# sounds



## Papa Rad (Apr 30, 2012)

my 04 is making some funny sounds and I'm having a hard time trying to determine what they are. I am 99% certain that the rear sound is not the tire rubbing.
the front- makes a loud 'thunk' sound when turning sharp
the rear- makes a creaking sound when very much stress is put on it- burning out, cornering sharply, big bumps, so on. I've also eliminated the spare as the source of the sound. 
what else can I check to figure out what it causing all this?


----------



## 06BLACKGTO64 (Oct 30, 2010)

front sounds like strut bearing or ball joint? 
do you feel the steering get really sloppy when that happens? 
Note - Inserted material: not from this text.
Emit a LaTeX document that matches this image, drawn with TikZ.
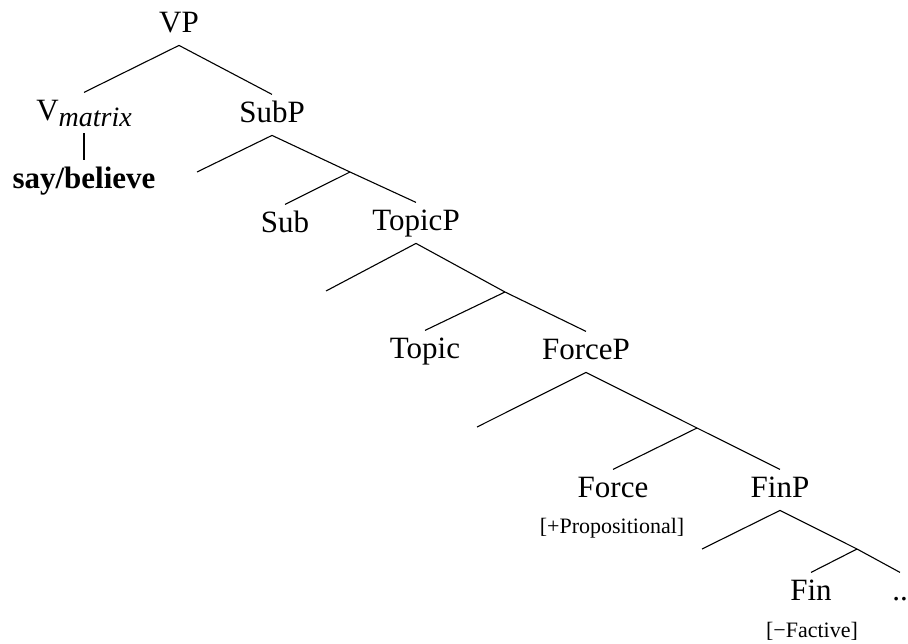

we need to know more than just sounds.


----------



## Papa Rad (Apr 30, 2012)

That was also has me kinda baffled about all this. in the front nothing happens when it makes the sound, steering is smooth and everything. when it does it in the rear it kinda like it hiccups and has a lose of power when it does it. I was starting to think maybe something like drive shaft?


----------



## Papa Rad (Apr 30, 2012)

just a little update, I was pulling out of work today and noticed something new, with the steering wheel turned all the way to either side the rear rear end makes a strange kinda rattling noise. as soon as just a pinch of it is taken off, it goes away. its only when it cranked all the way.


----------



## Tishkevich (Jul 31, 2011)

Are you sure its coming from the rear? I don't think the front is connected to the rear by any drivetrain parts anyway. Unless you got something going on on your frame. 

Also, how many burn outs are you doing?


----------



## Papa Rad (Apr 30, 2012)

Tishkevich said:


> Are you sure its coming from the rear? I don't think the front is connected to the rear by any drivetrain parts anyway. Unless you got something going on on your frame.
> 
> Also, how many burn outs are you doing?


I have done a total of 3. 2 of them at the track the other in a vacant parking lot in secure conditions. and I have located the sounds! it was the exhaust rattling.


----------